Writing Requirements: Will v Shall v May

When writing requirements or technical documentation, when should you use Will or Shall?

Does it make any difference which term you use?

Yes.

Writing Requirements: Will v Shall v May

Let’s look at when you use each.

Will indicates intention.

“I will fix this PC” (you intend to)

“Shall” indicates obligation. It’s close to a command.

Your boss might say “You shall fix this PC” (it’s an order)

Other terms include:

“May” expresses a provision that is allowed, but is not mandatory

“Shall” expresses a provision that is binding

“Should” and “may” expresses non-mandatory provisions

“Will” expresses a declaration of purpose.  It may be necessary to use “will” in cases where the simple future tense is required.

Style Guides on Using Will v Shall

What do the experts say?

IEEE has a statement in the style manual section 5, para 13.1, for use of shall, will, should, etc.

“The word shall is used to indicate mandatory requirements strictly to be followed in order to conform to the standard and from which no deviation is permitted (shall equals is required to).

The use of the word must is deprecated and shall not be used when stating mandatory requirements; must is used only to describe unavoidable situations.

The use of the word will is deprecated and shall not be used when stating mandatory requirements; will is only used in statements of fact.
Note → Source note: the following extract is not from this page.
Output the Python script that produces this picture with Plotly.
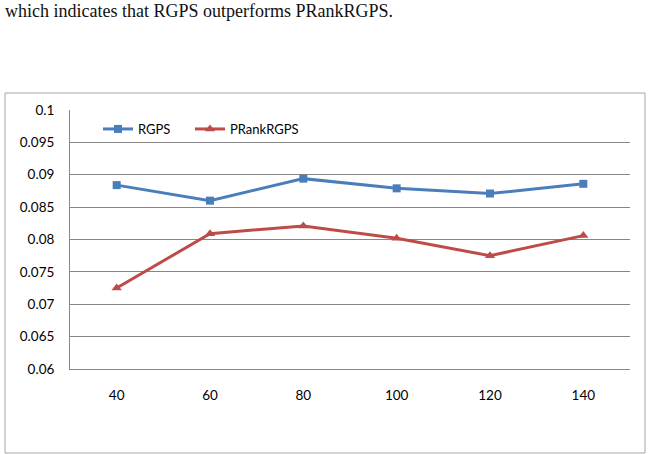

The word should is used to indicate that among several possibilities one is recommended as particularly suitable, without mentioning or excluding others; or that a certain course of action is preferred but not necessarily required; or that (in the negative form) a certain course of action is deprecated but not prohibited (should equals is recommended that).

The word may is used to indicate a course of action permissible within the limits of the standard (may equals is permitted).

The word can is used for statements of possibility and capability, whether material, physical, or causal (can equals is able to).”

My suggestion is to limit the use of “will” for explanations that describe conditions that naturally follow from set conditions.

An example of “will” being used according to this guideline is: “Loss of signal will result in dropped packets.”